The Congress of South African Trade Unions (COSATU) supports its affiliated union, the South African Municipal Workers Union (SAMWU)’s decision to challenge the constitutionality of the Municipal Systems Amendment Act in the Constitutional Court. 

The Municipal Systems Amendment Act of 2022 is fundamentally flawed and simply unconstitutional.  The Amendment Act introduced a new blanket ban on all 350 000 municipal employees from holding office at any level in a political party. 

The original draft of the Bill that had been agreed to by the ANC led Alliance and government was to only apply this limitation of political association to municipal managers and the senior managers reporting directly to them.

This agreement and provisions were quietly and clumsily amended by Parliament on the instigation of the South African Local Government Association (SALGA) and extended to include all municipal employees.  This has taken it from being a narrow limitation of the rights of a few, to the blanket prohibition of the rights of all municipal employees. 

The motivation for the original limitation of rights of municipal managers was based upon the belief that when such managers held office in a political party they could undermine or overrule the Mayors and Mayoral Committee Councillors they were meant to account to. 

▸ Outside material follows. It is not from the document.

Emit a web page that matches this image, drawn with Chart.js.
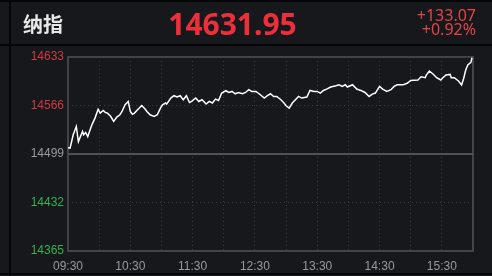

To extend this to include municipal security guards, cleaners and refuse collectors is at best ludicrous and a shocking attack on the constitutional rights of workers.  If this undermining of the Constitution is allowed to stand, it will later be extended to public servants, SOE employees and eventually private sector workers. This will be a slippery slope to the eroding of our hard-won democracy.

Thousands of municipal employees are now receiving letters from their managers warning them that unless they stand down from whichever position they may hold in their political party, they will be dismissed from their jobs.

The Federation has raised this matter repeatedly with the Ministry for Cooperative Governance, the ANC, and Parliament.  Despite their agreeing that this must be corrected through an Amendment Bill, they have yet to do so. 

SAMWU previously took an earlier version of this Amendment Act to the Constitutional Court and won.  The Federation is pleased that they have decided to do so again and will be supporting SAMWU in this defense of workers’ hard-won constitutional rights.